AP: I have always been very interested in the question of the human being. In the context of technologization, this question now becomes particularly relevant. Numerous anthropological and ethical questions arise. What it means to be human is negotiated in distinction to the machine. How do humans and machines differ in terms of intelligence, emotions and autonomy? The understanding of the human being and the body are being changed in the process of technologization.

For theology it is important to deal with the anthropology of technology and with the changes in the understanding of the body and the human being.

In my research, I am particularly interested in the relationship of humans to non-human entities such as animals and robots. How do they differ from us and what is our relationship with them?

DB: Our editorial focus in April is how AI is interacting with human physical and mental health. Your doctoral research focused on the anthropology of transhumanism, and more recently you have written on the foundational distinctions between transhumanism and “body optimization. How do you distinguish those two, and what is important to you about that distinction?

AP: I have investigated how the understanding of the human being and the body is changed by technology and which understandings of the human being are transported in technologies.

To do this, I first examined transhumanism. Transhumanism is a philosophical-technological movement in the English-speaking world with its own organization and institutions that aims to radically change human beings through new technologies. Transhumanism strives, for example, for life extension of several hundred years, immortality, mind uploading (a speculative vision: the uploading of mind onto a hard disk/computer), brain modifications, new sensory abilities and worlds of experience, cognitive and physical enhancement.

The argumentation and anthropology of transhumanism have turned out to be problematic. Nevertheless, I consider further anthropological discussion of body enhancement to be important. Therefore, in the last part of the book, I examined body optimization in contemporary society, which differs from that of transhumanism. For a long time, humans have been changing their bodies through various means. Today, wearables such as smartwatches, fitness apps and body hacking are used to optimize the body.

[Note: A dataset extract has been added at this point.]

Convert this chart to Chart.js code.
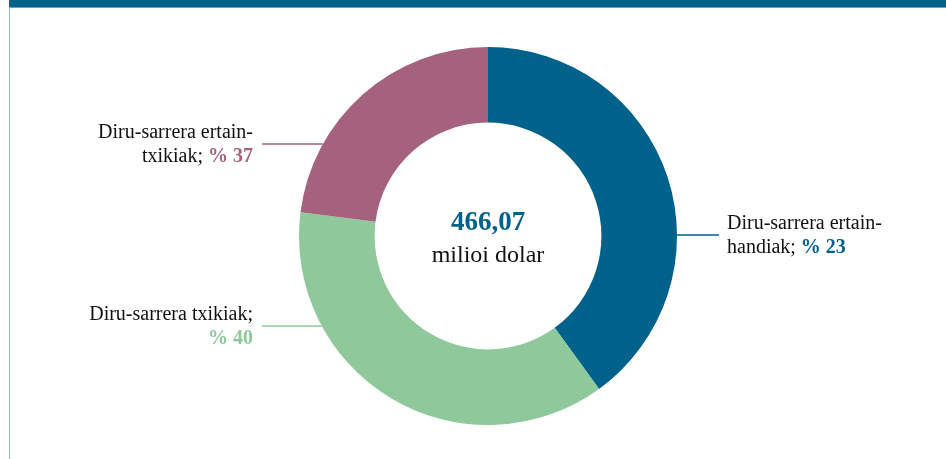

DB: In your writing, you note some serious concerns with the underlying assumptions of “mainstream transhumanism” (if you will) for our understanding of ourselves as integrated beings, living in social relationships and with various frailties and disabilities. Could you summarize those concerns and indicate if you believe it is nevertheless worthwhile to continue to study current transhumanist concepts?

AP: Initially, I hoped to find in transhumanism some approaches for contemporary anthropology. However, in the course of the investigation, the argumentation structures turned out to be very problematic and the statements of transhumanism on the human being proved to be reductionist. Transhumanism pretends to refer to the natural sciences, but contradicts current scientific knowledge. For example, the whole human being is reduced to its genes or its brain. According to transhumanist argumentation, there are ‘good genes’ and ‘bad genes’ and if you simply cut out the bad genes, it results in a better human being – but it is not that easy. The human being as a psychosomatic unit, social relationships, empirical findings, and life-world experiences, the plurality of human understandings are also not taken into account. In addition, people with disabilities, women and older people are discriminated against.

Nevertheless, the debate on transhumanism is very relevant, as transhumanism has a public impact and provides answers to social questions and the various needs for orientation that arise in the context of new technologies. In addition, many transhumanist ideas also find their way into the discourse on technology outside of transhumanism, in cases such as mind-uploading.